Directions for this task
The listing below begins with the first line you should copy; stop after the line containing "from matplotlib.patches import PathPatch", and drop every picture.

Recorded information
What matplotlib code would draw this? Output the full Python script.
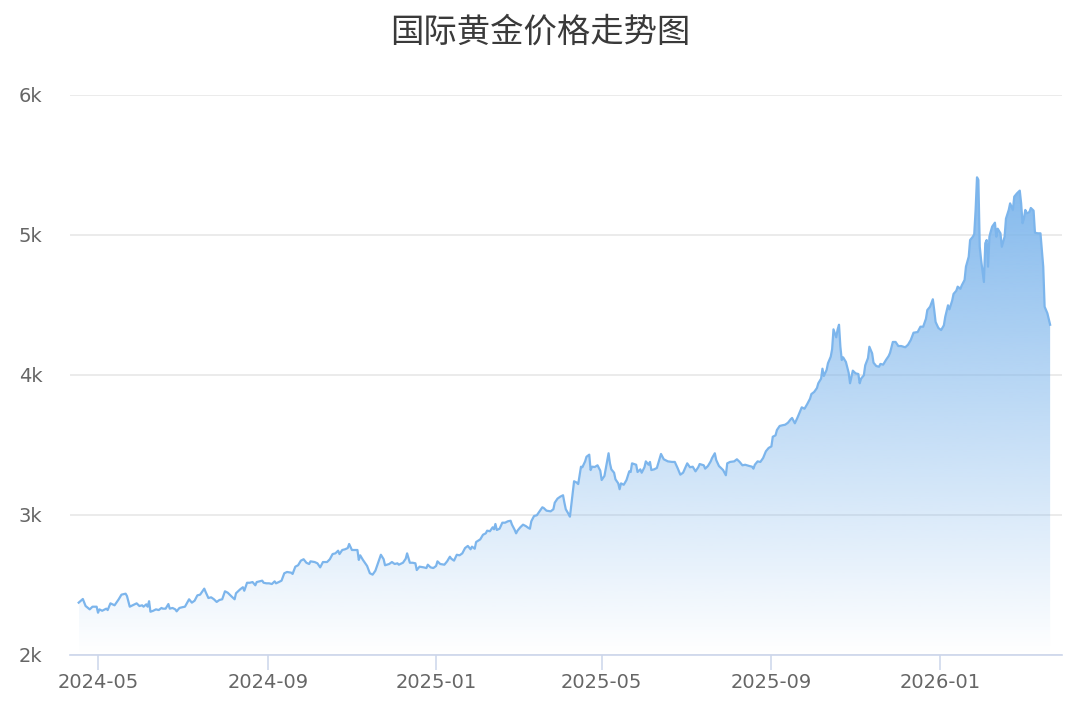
import numpy as np
import pandas as pd
import matplotlib
matplotlib.use('Agg')
import matplotlib.pyplot as plt
import matplotlib.dates as mdates
from matplotlib.patches import PathPatch

plt.rcParams['font.family'] = ['Noto Sans CJK SC', 'DejaVu Sans']

# 国际金价 (美元/盎司), values
dates = [
    "2024-04-17", "2024-04-20", "2024-04-22", "2024-04-25", "2024-04-27", "2024-04-30",
    "2024-05-01", "2024-05-02", "2024-05-04", "2024-05-07", "2024-05-08", "2024-05-10", "2024-05-13", "2024-05-15", "2024-05-16", "2024-05-18", "2024-05-21", "2024-05-22", "2024-05-24", "2024-05-27", "2024-05-29", "2024-05-31",
    "2024-06-02", "2024-06-03", "2024-06-05", "2024-06-06", "2024-06-07", "2024-06-08", "2024-06-10", "2024-06-12", "2024-06-14", "2024-06-16", "2024-06-17", "2024-06-19", "2024-06-21", "2024-06-22", "2024-06-24", "2024-06-26", "2024-06-27", "2024-06-29",
    "2024-07-01", "2024-07-03", "2024-07-06", "2024-07-08", "2024-07-10", "2024-07-12", "2024-07-14", "2024-07-17", "2024-07-18", "2024-07-20", "2024-07-22", "2024-07-24", "2024-07-26", "2024-07-28", "2024-07-30",
    "2024-08-01", "2024-08-03", "2024-08-06", "2024-08-08", "2024-08-09", "2024-08-12", "2024-08-14", "2024-08-15", "2024-08-17", "2024-08-19", "2024-08-21", "2024-08-23", "2024-08-24", "2024-08-26", "2024-08-28", "2024-08-29", "2024-08-31",
    "2024-09-02", "2024-09-04", "2024-09-06", "2024-09-07", "2024-09-09", "2024-09-11", "2024-09-13", "2024-09-15", "2024-09-18", "2024-09-19", "2024-09-21", "2024-09-23", "2024-09-25", "2024-09-27", "2024-09-29",
    "2024-10-01", "2024-10-02", "2024-10-05", "2024-10-07", "2024-10-09", "2024-10-11", "2024-10-14", "2024-10-16", "2024-10-18", "2024-10-20", "2024-10-22", "2024-10-23", "2024-10-25", "2024-10-27", "2024-10-29", "2024-10-30",
    "2024-11-01", "2024-11-03", "2024-11-05", "2024-11-06", "2024-11-07", "2024-11-09", "2024-11-12", "2024-11-14", "2024-11-16", "2024-11-18", "2024-11-20", "2024-11-22", "2024-11-24", "2024-11-25", "2024-11-28", "2024-11-30",
    "2024-12-02", "2024-12-04", "2024-12-05", "2024-12-08", "2024-12-10", "2024-12-11", "2024-12-13", "2024-12-15", "2024-12-17", "2024-12-18", "2024-12-20", "2024-12-23", "2024-12-25", "2024-12-26", "2024-12-28", "2024-12-30",
    "2025-01-01", "2025-01-02", "2025-01-04", "2025-01-07", "2025-01-09", "2025-01-11", "2025-01-12", "2025-01-14", "2025-01-16", "2025-01-18", "2025-01-20", "2025-01-22", "2025-01-24", "2025-01-26", "2025-01-27", "2025-01-29", "2025-01-30",
    "2025-02-02", "2025-02-04", "2025-02-06", "2025-02-07", "2025-02-09", "2025-02-11", "2025-02-12", "2025-02-13", "2025-02-14", "2025-02-16", "2025-02-18", "2025-02-20", "2025-02-22", "2025-02-24", "2025-02-25", "2025-02-27", "2025-02-28",
    "2025-03-01", "2025-03-03", "2025-03-05", "2025-03-07", "2025-03-09", "2025-03-10", "2025-03-11", "2025-03-13", "2025-03-15", "2025-03-17", "2025-03-19", "2025-03-20", "2025-03-22", "2025-03-25", "2025-03-27", "2025-03-28", "2025-03-30",
    "2025-04-01", "2025-04-03", "2025-04-04", "2025-04-05", "2025-04-07", "2025-04-08", "2025-04-10", "2025-04-11", "2025-04-13", "2025-04-14", "2025-04-16", "2025-04-17", "2025-04-19", "2025-04-20", "2025-04-22", "2025-04-23", "2025-04-24", "2025-04-26", "2025-04-28", "2025-04-30",
    "2025-05-01", "2025-05-03", "2025-05-06", "2025-05-07", "2025-05-08", "2025-05-10", "2025-05-11", "2025-05-13", "2025-05-14", "2025-05-15", "2025-05-17", "2025-05-19", "2025-05-21", "2025-05-22", "2025-05-23", "2025-05-26", "2025-05-27", "2025-05-29", "2025-05-30",
    "2025-06-01", "2025-06-02", "2025-06-04", "2025-06-05", "2025-06-06", "2025-06-08", "2025-06-10", "2025-06-13", "2025-06-15", "2025-06-18", "2025-06-21", "2025-06-23", "2025-06-25", "2025-06-27", "2025-06-29",
    "2025-07-02", "2025-07-04", "2025-07-06", "2025-07-08", "2025-07-10", "2025-07-11", "2025-07-14", "2025-07-15", "2025-07-17", "2025-07-19", "2025-07-20", "2025-07-22", "2025-07-23", "2025-07-25", "2025-07-27", "2025-07-28", "2025-07-30", "2025-07-31",
    "2025-08-02", "2025-08-05", "2025-08-07", "2025-08-09", "2025-08-11", "2025-08-13", "2025-08-16", "2025-08-18", "2025-08-19", "2025-08-20", "2025-08-22", "2025-08-24", "2025-08-26", "2025-08-28", "2025-08-30",
    "2025-09-01", "2025-09-02", "2025-09-04", "2025-09-05", "2025-09-07", "2025-09-09", "2025-09-11", "2025-09-13", "2025-09-15", "2025-09-16", "2025-09-18", "2025-09-20", "2025-09-22", "2025-09-23", "2025-09-25", "2025-09-27", "2025-09-29", "2025-09-30",
    "2025-10-02", "2025-10-04", "2025-10-05", "2025-10-07", "2025-10-08", "2025-10-09", "2025-10-11", "2025-10-12", "2025-10-14", "2025-10-15", "2025-10-16", "2025-10-18", "2025-10-19", "2025-10-20", "2025-10-21", "2025-10-22", "2025-10-23", "2025-10-25", "2025-10-27", "2025-10-28", "2025-10-30",
    "2025-11-01", "2025-11-03", "2025-11-04", "2025-11-05", "2025-11-07", "2025-11-08", "2025-11-10", "2025-11-11", "2025-11-13", "2025-11-14", "2025-11-16", "2025-11-18", "2025-11-19", "2025-11-21", "2025-11-23", "2025-11-25", "2025-11-26", "2025-11-28", "2025-11-30",
    "2025-12-02", "2025-12-04", "2025-12-07", "2025-12-09", "2025-12-11", "2025-12-13", "2025-12-16", "2025-12-18", "2025-12-20", "2025-12-22", "2025-12-23", "2025-12-25", "2025-12-27", "2025-12-28", "2025-12-29", "2025-12-31",
    "2026-01-02", "2026-01-04", "2026-01-05", "2026-01-07", "2026-01-08", "2026-01-10", "2026-01-11", "2026-01-13", "2026-01-14", "2026-01-16", "2026-01-17", "2026-01-19", "2026-01-20", "2026-01-22", "2026-01-23", "2026-01-25", "2026-01-26", "2026-01-27", "2026-01-28", "2026-01-29", "2026-01-30", "2026-01-31",
    "2026-02-02", "2026-02-03", "2026-02-04", "2026-02-05", "2026-02-06", "2026-02-07", "2026-02-08", "2026-02-10", "2026-02-11", "2026-02-12", "2026-02-14", "2026-02-15", "2026-02-17", "2026-02-18", "2026-02-20", "2026-02-21", "2026-02-23", "2026-02-24", "2026-02-26", "2026-02-28",
    "2026-03-01", "2026-03-02", "2026-03-03", "2026-03-04", "2026-03-05", "2026-03-07", "2026-03-08", "2026-03-10", "2026-03-11", "2026-03-13", "2026-03-15", "2026-03-17", "2026-03-18", "2026-03-20", "2026-03-22",
]

prices = [
    2374, 2400, 2350, 2326, 2345, 2345,
    2302, 2326, 2316, 2331, 2321, 2369, 2355, 2384, 2398, 2431, 2438, 2421, 2345, 2359, 2369, 2350,
    2355, 2345, 2362, 2345, 2384, 2309, 2316, 2326, 2321, 2336, 2331, 2331, 2364, 2331, 2336, 2326, 2312, 2336,
    2341, 2345, 2398, 2374, 2388, 2426, 2431, 2474, 2450, 2407, 2412, 2398, 2379, 2393, 2398,
    2455, 2445, 2416, 2398, 2441, 2469, 2484, 2459, 2516, 2516, 2521, 2498, 2521, 2526, 2531, 2516, 2512,
    2512, 2507, 2526, 2512, 2521, 2531, 2584, 2593, 2588, 2579, 2631, 2641, 2674, 2684, 2659,
    2650, 2669, 2664, 2655, 2626, 2664, 2664, 2684, 2721, 2726, 2745, 2721, 2750, 2755, 2764, 2793,
    2750, 2750, 2750, 2679, 2712, 2679, 2636, 2584, 2574, 2602, 2659, 2716, 2684, 2641, 2650, 2664,
    2650, 2655, 2645, 2659, 2688, 2726, 2659, 2659, 2655, 2607, 2631, 2626, 2621, 2645, 2626, 2621,
    2636, 2669, 2650, 2645, 2669, 2702, 2688, 2674, 2716, 2712, 2726, 2764, 2779, 2755, 2774, 2759, 2807,
    2826, 2859, 2869, 2888, 2884, 2912, 2898, 2936, 2893, 2902, 2945, 2945, 2955, 2959, 2931, 2893, 2869,
    2888, 2912, 2931, 2921, 2907, 2902, 2955, 2993, 2998, 3026, 3055, 3050, 3031, 3026, 3041, 3088, 3117,
    3131, 3141, 3088, 3041, 3007, 2988, 3155, 3241, 3231, 3221, 3345, 3341, 3383, 3416, 3431, 3321, 3345, 3343, 3355, 3316,
    3250, 3279, 3441, 3369, 3326, 3302, 3255, 3226, 3184, 3226, 3216, 3250, 3312, 3307, 3369, 3359, 3307, 3326, 3302,
    3341, 3383, 3359, 3379, 3321, 3326, 3336, 3436, 3398, 3383, 3379, 3379, 3336, 3288, 3302,
    3369, 3341, 3345, 3312, 3341, 3364, 3355, 3331, 3350, 3383, 3407, 3441, 3393, 3350, 3331, 3321, 3284, 3369,
    3379, 3383, 3398, 3379, 3355, 3359, 3350, 3345, 3331, 3359, 3383, 3379, 3407, 3455, 3479,
    3490, 3559, 3569, 3607, 3636, 3641, 3645, 3659, 3684, 3693, 3655, 3698, 3745, 3769, 3759, 3793, 3831, 3864,
    3879, 3907, 3941, 3974, 4045, 3993, 4036, 4084, 4131, 4184, 4326, 4269, 4326, 4359, 4202, 4107, 4126, 4093, 4016, 3941, 4031,
    4012, 4007, 3941, 3974, 3998, 4069, 4121, 4202, 4155, 4088, 4064, 4059, 4079, 4074, 4107, 4136, 4159, 4236, 4236,
    4207, 4207, 4198, 4216, 4250, 4302, 4307, 4345, 4345, 4402, 4464, 4488, 4541, 4464, 4379, 4336,
    4321, 4355, 4416, 4498, 4469, 4531, 4579, 4602, 4631, 4616, 4641, 4679, 4774, 4845, 4964, 4988, 5007, 5179, 5412, 5393, 4916, 4821,
    4664, 4941, 4964, 4774, 4988, 5026, 5060, 5088, 4988, 5045, 5012, 4916, 4988, 5117, 5179, 5226, 5179, 5274, 5298, 5317,
    5226, 5084, 5117, 5179, 5155, 5164, 5193, 5174, 5017, 5012, 5012, 4774, 4488, 4441, 4359,
]

y_ticks = [2000, 3000, 4000, 5000, 6000]
y_labels = ["2k", "3k", "4k", "5k", "6k"]
x_ticks = ["2024-05-01", "2024-09-01", "2025-01-01", "2025-05-01", "2025-09-01", "2026-01-01"]

title = "国际黄金价格走势图"

line_color = '#7cb5ec'
label_color = '#666666'
axis_color = '#ccd6eb'
grid_color = '#e6e6e6'

x = mdates.date2num(pd.to_datetime(dates))
y = np.array(prices, dtype=float)

fig = plt.figure(figsize=(10.8, 7.2), dpi=100)
ax = fig.add_axes([70 / 1080, 1 - 655 / 720, 992 / 1080, 560 / 720])

y0 = 2000
# area under the line, gradient fill clipped to the polygon
area = ax.fill_between(x, y, y0, facecolor='none', edgecolor='none')
clip = PathPatch(area.get_paths()[0], transform=ax.transData,
                 facecolor='none', edgecolor='none')
ax.add_patch(clip)

rgb = matplotlib.colors.to_rgb(line_color)
grad = np.zeros((256, 1, 4))
grad[:, 0, 0] = rgb[0]
grad[:, 0, 1] = rgb[1]
grad[:, 0, 2] = rgb[2]
grad[:, 0, 3] = np.linspace(0.0, 0.95, 256)
im = ax.imshow(grad, extent=[x.min(), x.max(), y0, y.max()], origin='lower',
               aspect='auto', zorder=2, interpolation='bilinear')
im.set_clip_path(clip)

ax.plot(x, y, color=line_color, lw=1.6, zorder=3, solid_joinstyle='round')

base = mdates.date2num(pd.Timestamp("2024-05-01"))
ax.set_xlim(base - 20.3, base + 698.6)
ax.set_ylim(2000, 6000)

ax.set_yticks(y_ticks)
ax.set_yticklabels(y_labels)
ax.set_xticks(mdates.date2num(pd.to_datetime(x_ticks)))
ax.xaxis.set_major_formatter(mdates.DateFormatter('%Y-%m'))

ax.set_axisbelow(True)
ax.grid(axis='y', color=grid_color, lw=1.1, zorder=0)
for s in ['top', 'right', 'left']:
    ax.spines[s].set_visible(False)
ax.spines['bottom'].set_color(axis_color)
ax.spines['bottom'].set_linewidth(1.2)
ax.spines['bottom'].set_zorder(4)

ax.tick_params(axis='y', length=0, pad=20, labelsize=14, labelcolor=label_color)
ax.tick_params(axis='x', length=11, width=1.1, color=axis_color, pad=2,
               labelsize=14, labelcolor=label_color)
for lab in ax.get_xticklabels() + ax.get_yticklabels():
    lab.set_family('DejaVu Sans')

fig.text(0.5, 1 - 32 / 720, title, ha='center', va='center',
         fontsize=24, fontweight='light', color='#3a3a3a')

fig.savefig('out.png', dpi=100)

Solution for this task
What matplotlib code would draw this? Output the full Python script.
import numpy as np
import pandas as pd
import matplotlib
matplotlib.use('Agg')
import matplotlib.pyplot as plt
import matplotlib.dates as mdates
from matplotlib.patches import PathPatch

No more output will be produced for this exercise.